Last week, the AP’s Tokyo bureau e-mailed Ms Ogino’s contact information to the reporter who accompanied the photographer, and he immediately called her to give her the details of where the dogs were spotted.

Ms Ogino relayed the information to a team of animal rescuers called Sheltie Rescue. By then, the group had been getting e-mails from dog lovers around the country about the abandoned pack.

Through e-mails and internet research it was established that the owner of the dogs was a breeder in Minami Soma. The group contacted the Fukushima city branch of the Japan Collie Club, tracked the owner down by phone at a shelter and got her go-ahead to rescue the dogs.
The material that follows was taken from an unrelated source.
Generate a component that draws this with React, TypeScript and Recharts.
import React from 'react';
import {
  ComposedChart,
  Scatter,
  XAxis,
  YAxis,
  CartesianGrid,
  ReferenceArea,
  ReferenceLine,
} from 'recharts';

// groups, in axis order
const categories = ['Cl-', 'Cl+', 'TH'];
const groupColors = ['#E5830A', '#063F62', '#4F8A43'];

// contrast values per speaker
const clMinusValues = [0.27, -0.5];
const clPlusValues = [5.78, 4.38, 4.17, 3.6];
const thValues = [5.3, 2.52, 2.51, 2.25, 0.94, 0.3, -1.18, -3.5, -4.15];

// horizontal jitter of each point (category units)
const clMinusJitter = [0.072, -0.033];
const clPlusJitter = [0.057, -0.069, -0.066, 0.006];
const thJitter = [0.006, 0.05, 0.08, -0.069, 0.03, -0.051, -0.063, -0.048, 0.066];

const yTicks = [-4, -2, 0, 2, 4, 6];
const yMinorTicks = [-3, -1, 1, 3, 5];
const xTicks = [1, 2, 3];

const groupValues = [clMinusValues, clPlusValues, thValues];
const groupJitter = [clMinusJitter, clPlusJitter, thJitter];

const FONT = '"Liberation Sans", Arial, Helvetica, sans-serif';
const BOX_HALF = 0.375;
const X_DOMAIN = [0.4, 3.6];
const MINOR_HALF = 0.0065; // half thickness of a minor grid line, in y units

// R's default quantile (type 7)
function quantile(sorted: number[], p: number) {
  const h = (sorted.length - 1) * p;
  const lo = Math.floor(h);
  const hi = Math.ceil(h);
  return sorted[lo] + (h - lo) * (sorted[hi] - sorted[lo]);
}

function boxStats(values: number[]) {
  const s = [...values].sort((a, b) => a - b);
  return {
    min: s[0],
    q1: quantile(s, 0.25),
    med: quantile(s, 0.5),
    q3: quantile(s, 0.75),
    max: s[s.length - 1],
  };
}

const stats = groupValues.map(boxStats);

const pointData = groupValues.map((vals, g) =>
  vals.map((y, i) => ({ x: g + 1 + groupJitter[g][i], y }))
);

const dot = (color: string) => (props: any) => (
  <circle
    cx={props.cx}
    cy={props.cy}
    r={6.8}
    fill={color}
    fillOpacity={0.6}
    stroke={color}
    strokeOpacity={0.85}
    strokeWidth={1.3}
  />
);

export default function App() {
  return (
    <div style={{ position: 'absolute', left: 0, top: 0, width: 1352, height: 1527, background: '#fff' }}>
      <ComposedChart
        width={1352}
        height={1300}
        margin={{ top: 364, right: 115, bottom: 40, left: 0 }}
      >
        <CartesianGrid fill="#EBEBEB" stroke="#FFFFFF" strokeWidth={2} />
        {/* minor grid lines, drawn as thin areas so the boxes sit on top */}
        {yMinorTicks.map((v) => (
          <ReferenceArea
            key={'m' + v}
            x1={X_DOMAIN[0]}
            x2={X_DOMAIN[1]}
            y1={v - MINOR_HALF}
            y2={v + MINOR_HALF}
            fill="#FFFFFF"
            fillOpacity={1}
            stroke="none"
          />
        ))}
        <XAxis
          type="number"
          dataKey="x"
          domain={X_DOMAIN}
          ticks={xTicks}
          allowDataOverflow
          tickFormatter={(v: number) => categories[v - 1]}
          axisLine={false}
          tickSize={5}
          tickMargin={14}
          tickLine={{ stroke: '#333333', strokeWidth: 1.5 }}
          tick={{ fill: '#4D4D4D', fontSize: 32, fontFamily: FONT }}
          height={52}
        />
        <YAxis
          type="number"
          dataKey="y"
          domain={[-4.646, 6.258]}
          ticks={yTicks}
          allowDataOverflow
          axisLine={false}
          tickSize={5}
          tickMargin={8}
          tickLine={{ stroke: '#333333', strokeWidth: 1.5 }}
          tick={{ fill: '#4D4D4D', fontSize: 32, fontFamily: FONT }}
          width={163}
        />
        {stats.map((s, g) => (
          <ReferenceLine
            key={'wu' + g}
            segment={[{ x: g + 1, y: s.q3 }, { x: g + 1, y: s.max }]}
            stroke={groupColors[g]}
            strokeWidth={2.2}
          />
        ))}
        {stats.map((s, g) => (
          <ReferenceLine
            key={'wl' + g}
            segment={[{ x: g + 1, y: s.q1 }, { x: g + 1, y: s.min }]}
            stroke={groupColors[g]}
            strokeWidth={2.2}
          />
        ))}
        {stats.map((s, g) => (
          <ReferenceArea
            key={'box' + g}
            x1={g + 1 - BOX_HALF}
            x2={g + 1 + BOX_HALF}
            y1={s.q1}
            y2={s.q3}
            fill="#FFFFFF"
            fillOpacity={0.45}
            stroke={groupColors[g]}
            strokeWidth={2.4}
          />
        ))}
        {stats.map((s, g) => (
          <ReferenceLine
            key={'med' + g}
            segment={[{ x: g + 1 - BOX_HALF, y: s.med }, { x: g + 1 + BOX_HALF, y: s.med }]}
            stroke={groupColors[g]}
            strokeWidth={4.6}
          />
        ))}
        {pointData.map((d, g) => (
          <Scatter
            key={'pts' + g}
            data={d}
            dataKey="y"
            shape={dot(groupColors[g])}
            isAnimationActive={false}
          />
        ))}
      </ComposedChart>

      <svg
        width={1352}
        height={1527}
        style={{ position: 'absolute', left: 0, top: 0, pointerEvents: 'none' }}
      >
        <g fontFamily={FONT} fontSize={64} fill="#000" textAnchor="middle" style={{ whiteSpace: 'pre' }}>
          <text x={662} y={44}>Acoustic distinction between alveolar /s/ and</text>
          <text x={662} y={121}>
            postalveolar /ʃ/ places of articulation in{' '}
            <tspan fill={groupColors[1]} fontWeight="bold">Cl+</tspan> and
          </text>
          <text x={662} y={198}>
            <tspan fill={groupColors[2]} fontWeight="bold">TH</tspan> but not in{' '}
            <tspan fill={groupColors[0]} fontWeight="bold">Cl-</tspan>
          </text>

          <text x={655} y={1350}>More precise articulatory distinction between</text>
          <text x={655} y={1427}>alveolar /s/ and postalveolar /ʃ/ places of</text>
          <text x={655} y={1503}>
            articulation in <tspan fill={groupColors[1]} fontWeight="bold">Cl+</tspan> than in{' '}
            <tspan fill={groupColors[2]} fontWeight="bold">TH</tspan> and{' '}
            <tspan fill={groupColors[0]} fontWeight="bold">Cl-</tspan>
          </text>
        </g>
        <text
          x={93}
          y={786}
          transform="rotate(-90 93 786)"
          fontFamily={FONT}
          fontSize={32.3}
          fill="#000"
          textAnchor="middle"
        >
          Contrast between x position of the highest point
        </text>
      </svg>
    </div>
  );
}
In the early hours of the following day, seven volunteers left Tokyo and drove over broken roads and past demolished houses to meet three other volunteers in the ghost town which Minami Soma has become. Some had prepared radiation suits and others wore simple vinyl raincoats.

The first two to arrive found the pack around the Odaka railway station, near the owner’s home, where the AP team had last seen them.

“They were waiting for their owner,” said Tamiko Nakamura, a volunteer who went with the group from Tokyo.

The dogs had been left some dry food, and were not starving.

It took a while to entice them with snacks, and six or seven were bundled into each car. The group saved 20 dogs in all.

Most were taken to a veterinary clinic in Kanagawa prefecture just west of Tokyo. Others are being cared for by individuals in other areas.

The owner, worn down by the disaster and worrying about her dogs, was “extremely happy”, Ms Nakamura said. She said the owner did not want her identity revealed.

Ms Nakamura only regrets that some of the dogs in the pack ran away and countless others are still stranded in the evacuation zone.

“There are still some left behind,” she said. “I’m concerned about them and want to pull them out.”